Si j'écris ce petit billet, ce n'est pas tellement pour ce film, nauséabond, manichéen et dynamique au demeurant.
Si j'écris ce petit billet, ce n'est pas tellement pour la vertu de ce policier qui règle aussi bien les conflits sociaux que l'arrestation, flingue au poing, de criminels sous-prolétaires ou haut gradés.


Ce qui m'a amené à voir ce film, c'est une unique chose - historique qui plus est.
Je me suis intéressé à ce qu'était la citadelle de Kowloon qui a, en partie, servi de décors avant sa démolition totale en 1994, avant la rétrocession britannique de Hong Kong à la Chine. Les scènes de démolition deviennent alors des scènes qui marquent vraiment la fin d'une triste époque.


Un truc dément.
En deux, trois mots, Hong Kong appartenait aux britanniques. Toute Hong Kong ? Non.

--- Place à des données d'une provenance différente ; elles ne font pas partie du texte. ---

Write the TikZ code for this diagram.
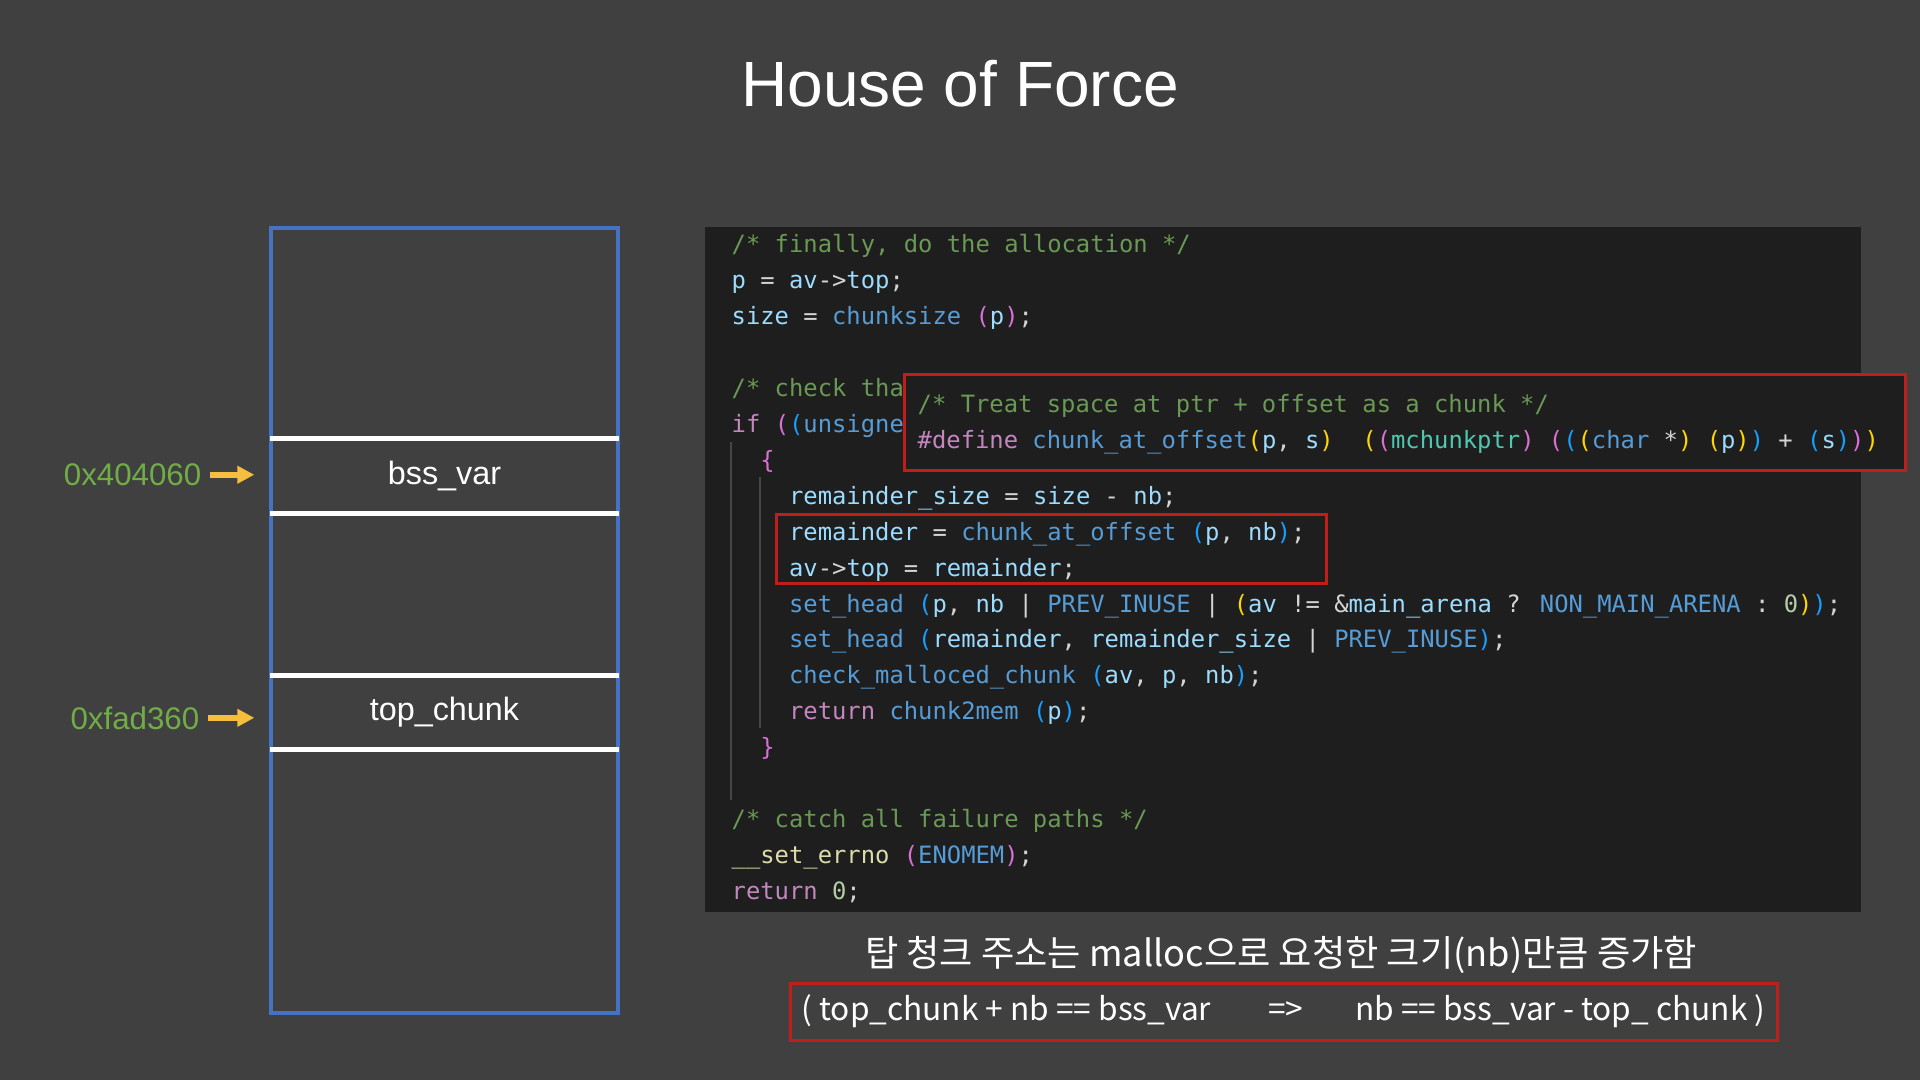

Une petite citadelle résiste, encore et toujours à l'envahisseur... Lors de la partition conclue entre Chine et Royaume-Uni en 1898, une fois que tout le monde fut bien servi, il restait une petite enclave, aussi grande que deux grands stades de foot. Il était convenu, sans contrat toutefois, que la Chine pouvait y laisser des troupes et la population était alors de 700 habitants.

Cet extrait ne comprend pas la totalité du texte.